Droese’s passion for sustainable risk management will not dim when he leaves Deutsche Bank Group at Easter and he plans to set up what some are calling a ‘super-consultancy’, although he squirms at that title. “That’s a grand term,” he says. “What I want to do is gather as much industry-specific intelligence and experience as I can and offer it to businesses. The difference between us and the rest is that we will be independent, with no dependency to produce profit for any company.”

Droese believes that there is a gap in the market for neutral intelligent advice that can provide a 360-degree, international view of risk and insurance. “There is a lot of inappropriate, bad advice out there,” he says. “For example, one of the big issues is the difference between countries when it comes to the liability of board members. Canada and the US have a different situation to, say, France and Switzerland. If you operate globally, you need to understand this. You need proper advice. The one-size-fits-all approach does not work.”

Of course, he will offer advice based on a long-term and sustainable approach to risk. “The customer needs to decide whether they are cost-minded or quality-minded,” he says. “We can help with that. At the moment, 95% come down on cost and this leads to an opportunistic market that does not support a relationship between insurer group and industry. Both sides need to be working together for the long term.
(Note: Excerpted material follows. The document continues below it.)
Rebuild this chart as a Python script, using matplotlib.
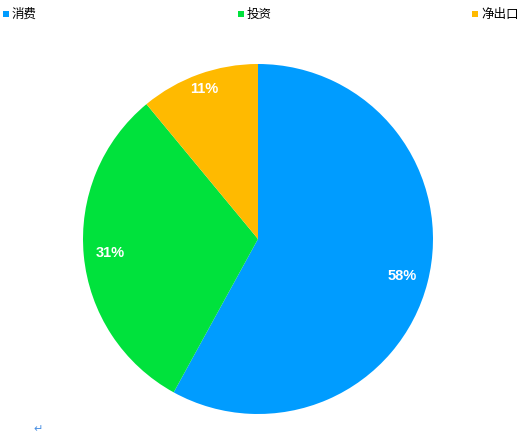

Insurers should not be jumping off at the first sign of a loss and businesses cannot always be looking to get their premiums reduced.”

Or if they are, at least they should realise that they are opening themselves up to more risk exposure and should not be surprised when their claims are denied. “Lower costs always lead to increased risk,” says Droese. “In an optimum situation of efficiency (performance, quality, stable profits), a company may have some higher costs but lower vulnerability.